═════ DATA SEGMENT
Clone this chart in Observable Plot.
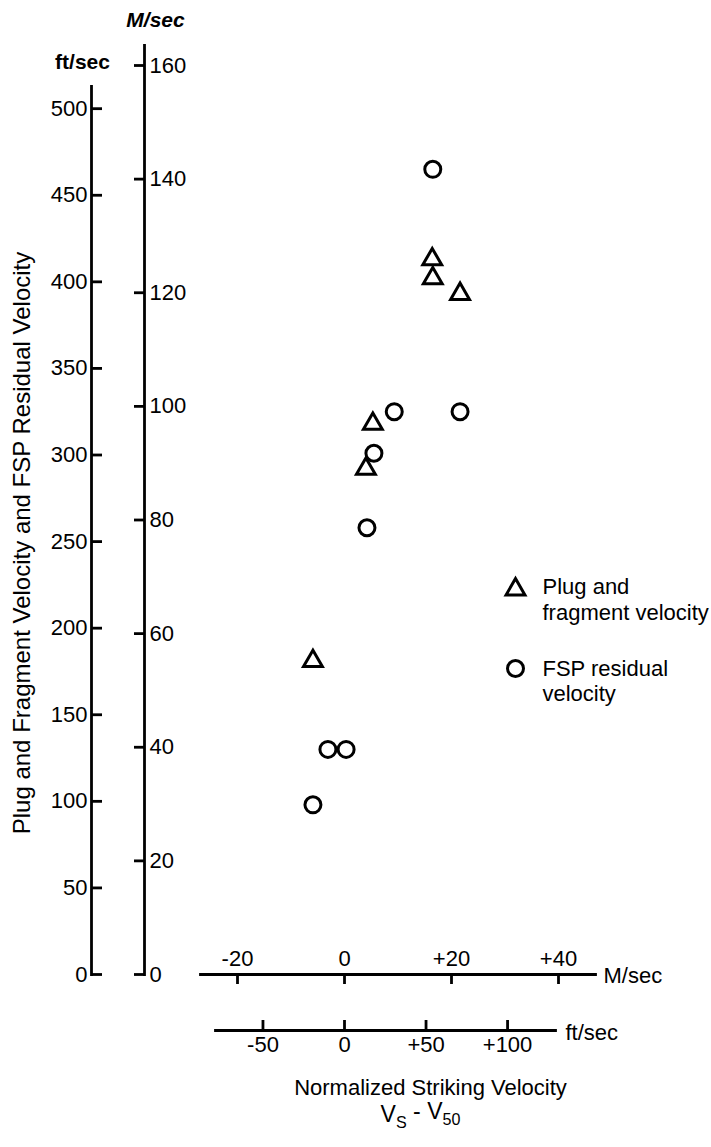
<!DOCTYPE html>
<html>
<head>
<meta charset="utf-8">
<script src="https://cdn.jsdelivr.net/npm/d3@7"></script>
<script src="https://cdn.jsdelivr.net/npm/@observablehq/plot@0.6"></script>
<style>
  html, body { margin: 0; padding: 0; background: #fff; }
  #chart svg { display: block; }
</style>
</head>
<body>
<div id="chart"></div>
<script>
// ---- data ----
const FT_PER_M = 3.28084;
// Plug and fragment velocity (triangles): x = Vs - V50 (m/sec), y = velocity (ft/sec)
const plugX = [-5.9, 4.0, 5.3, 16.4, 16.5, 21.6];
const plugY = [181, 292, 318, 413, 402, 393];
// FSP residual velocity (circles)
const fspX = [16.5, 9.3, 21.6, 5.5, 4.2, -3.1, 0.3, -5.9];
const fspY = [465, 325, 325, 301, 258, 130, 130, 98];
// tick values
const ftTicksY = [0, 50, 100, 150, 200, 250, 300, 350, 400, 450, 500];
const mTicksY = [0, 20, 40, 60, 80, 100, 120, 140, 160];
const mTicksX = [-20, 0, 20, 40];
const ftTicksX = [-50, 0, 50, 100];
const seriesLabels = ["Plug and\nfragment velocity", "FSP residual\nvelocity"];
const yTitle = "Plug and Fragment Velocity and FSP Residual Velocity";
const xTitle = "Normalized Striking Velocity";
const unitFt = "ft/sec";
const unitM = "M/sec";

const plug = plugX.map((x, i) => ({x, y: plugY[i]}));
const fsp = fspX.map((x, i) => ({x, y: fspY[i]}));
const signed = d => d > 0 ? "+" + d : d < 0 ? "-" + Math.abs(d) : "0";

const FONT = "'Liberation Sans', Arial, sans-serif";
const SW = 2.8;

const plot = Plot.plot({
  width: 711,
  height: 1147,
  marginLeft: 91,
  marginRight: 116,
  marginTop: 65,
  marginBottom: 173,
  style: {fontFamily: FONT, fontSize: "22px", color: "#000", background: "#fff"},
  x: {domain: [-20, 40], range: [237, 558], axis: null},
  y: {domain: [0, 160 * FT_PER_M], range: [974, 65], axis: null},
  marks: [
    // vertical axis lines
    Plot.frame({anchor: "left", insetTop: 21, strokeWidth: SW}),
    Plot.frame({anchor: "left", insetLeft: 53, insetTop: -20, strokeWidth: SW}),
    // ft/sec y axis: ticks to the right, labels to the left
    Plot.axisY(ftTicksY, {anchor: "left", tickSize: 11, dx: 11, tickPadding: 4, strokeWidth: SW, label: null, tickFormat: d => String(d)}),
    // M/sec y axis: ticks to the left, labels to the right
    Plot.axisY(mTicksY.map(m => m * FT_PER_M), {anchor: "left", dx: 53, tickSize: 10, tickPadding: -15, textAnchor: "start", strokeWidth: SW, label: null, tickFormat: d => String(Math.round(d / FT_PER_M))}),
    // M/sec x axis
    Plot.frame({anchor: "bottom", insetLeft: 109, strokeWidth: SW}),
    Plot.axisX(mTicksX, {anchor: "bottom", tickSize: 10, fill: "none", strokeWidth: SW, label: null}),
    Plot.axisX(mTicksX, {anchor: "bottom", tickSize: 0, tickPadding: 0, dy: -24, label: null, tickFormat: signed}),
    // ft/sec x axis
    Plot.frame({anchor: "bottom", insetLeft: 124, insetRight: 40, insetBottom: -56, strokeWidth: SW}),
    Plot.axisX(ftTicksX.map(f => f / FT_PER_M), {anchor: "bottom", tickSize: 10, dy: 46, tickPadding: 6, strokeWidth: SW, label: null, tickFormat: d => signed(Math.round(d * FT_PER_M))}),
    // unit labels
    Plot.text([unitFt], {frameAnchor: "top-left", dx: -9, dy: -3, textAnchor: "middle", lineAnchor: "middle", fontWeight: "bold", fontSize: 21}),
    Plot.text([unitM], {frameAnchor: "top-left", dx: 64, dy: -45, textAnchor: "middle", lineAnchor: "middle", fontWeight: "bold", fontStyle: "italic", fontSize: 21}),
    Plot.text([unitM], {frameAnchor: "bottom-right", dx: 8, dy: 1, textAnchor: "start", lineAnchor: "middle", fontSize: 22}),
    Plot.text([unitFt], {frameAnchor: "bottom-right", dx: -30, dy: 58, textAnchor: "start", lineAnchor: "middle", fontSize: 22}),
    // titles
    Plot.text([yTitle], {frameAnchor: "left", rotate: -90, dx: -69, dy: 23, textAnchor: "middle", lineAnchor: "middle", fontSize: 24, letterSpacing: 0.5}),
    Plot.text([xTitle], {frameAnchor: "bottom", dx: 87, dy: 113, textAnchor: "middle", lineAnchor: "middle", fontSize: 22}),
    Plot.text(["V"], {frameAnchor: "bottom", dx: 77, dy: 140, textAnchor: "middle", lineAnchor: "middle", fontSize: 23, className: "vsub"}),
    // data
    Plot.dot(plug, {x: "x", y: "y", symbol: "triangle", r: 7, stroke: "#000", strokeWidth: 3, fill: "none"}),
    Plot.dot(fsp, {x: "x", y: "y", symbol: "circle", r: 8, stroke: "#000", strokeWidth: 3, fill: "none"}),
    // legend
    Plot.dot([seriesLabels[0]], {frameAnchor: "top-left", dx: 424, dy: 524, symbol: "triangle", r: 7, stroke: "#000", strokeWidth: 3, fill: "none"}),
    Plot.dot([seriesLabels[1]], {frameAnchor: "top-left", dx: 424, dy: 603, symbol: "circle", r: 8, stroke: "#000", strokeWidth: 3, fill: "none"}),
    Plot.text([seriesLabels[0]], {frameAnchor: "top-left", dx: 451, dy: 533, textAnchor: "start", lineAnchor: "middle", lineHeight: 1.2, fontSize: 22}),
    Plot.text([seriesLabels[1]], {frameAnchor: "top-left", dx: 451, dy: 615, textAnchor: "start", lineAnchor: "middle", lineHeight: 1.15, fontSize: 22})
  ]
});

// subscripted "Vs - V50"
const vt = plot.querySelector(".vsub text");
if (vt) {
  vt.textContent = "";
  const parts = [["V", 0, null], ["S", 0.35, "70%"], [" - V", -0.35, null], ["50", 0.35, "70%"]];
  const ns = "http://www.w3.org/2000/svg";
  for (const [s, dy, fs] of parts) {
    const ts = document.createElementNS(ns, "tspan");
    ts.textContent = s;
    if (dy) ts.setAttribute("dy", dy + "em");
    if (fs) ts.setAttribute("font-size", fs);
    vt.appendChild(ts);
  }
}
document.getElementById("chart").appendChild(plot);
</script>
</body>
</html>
══════════
**TASK DIRECTIONS:**
Leave out the pictures and repeat the lines from the start of the material through the line with "const SW = 2.8;", inclusive.

**PROBLEM SOLUTION:**
Clone this chart in Observable Plot.
<!DOCTYPE html>
<html>
<head>
<meta charset="utf-8">
<script src="https://cdn.jsdelivr.net/npm/d3@7"></script>
<script src="https://cdn.jsdelivr.net/npm/@observablehq/plot@0.6"></script>
<style>
  html, body { margin: 0; padding: 0; background: #fff; }
  #chart svg { display: block; }
</style>
</head>
<body>
<div id="chart"></div>
<script>
// ---- data ----
const FT_PER_M = 3.28084;
// Plug and fragment velocity (triangles): x = Vs - V50 (m/sec), y = velocity (ft/sec)
const plugX = [-5.9, 4.0, 5.3, 16.4, 16.5, 21.6];
const plugY = [181, 292, 318, 413, 402, 393];
// FSP residual velocity (circles)
const fspX = [16.5, 9.3, 21.6, 5.5, 4.2, -3.1, 0.3, -5.9];
const fspY = [465, 325, 325, 301, 258, 130, 130, 98];
// tick values
const ftTicksY = [0, 50, 100, 150, 200, 250, 300, 350, 400, 450, 500];
const mTicksY = [0, 20, 40, 60, 80, 100, 120, 140, 160];
const mTicksX = [-20, 0, 20, 40];
const ftTicksX = [-50, 0, 50, 100];
const seriesLabels = ["Plug and\nfragment velocity", "FSP residual\nvelocity"];
const yTitle = "Plug and Fragment Velocity and FSP Residual Velocity";
const xTitle = "Normalized Striking Velocity";
const unitFt = "ft/sec";
const unitM = "M/sec";

const plug = plugX.map((x, i) => ({x, y: plugY[i]}));
const fsp = fspX.map((x, i) => ({x, y: fspY[i]}));
const signed = d => d > 0 ? "+" + d : d < 0 ? "-" + Math.abs(d) : "0";

const FONT = "'Liberation Sans', Arial, sans-serif";
const SW = 2.8;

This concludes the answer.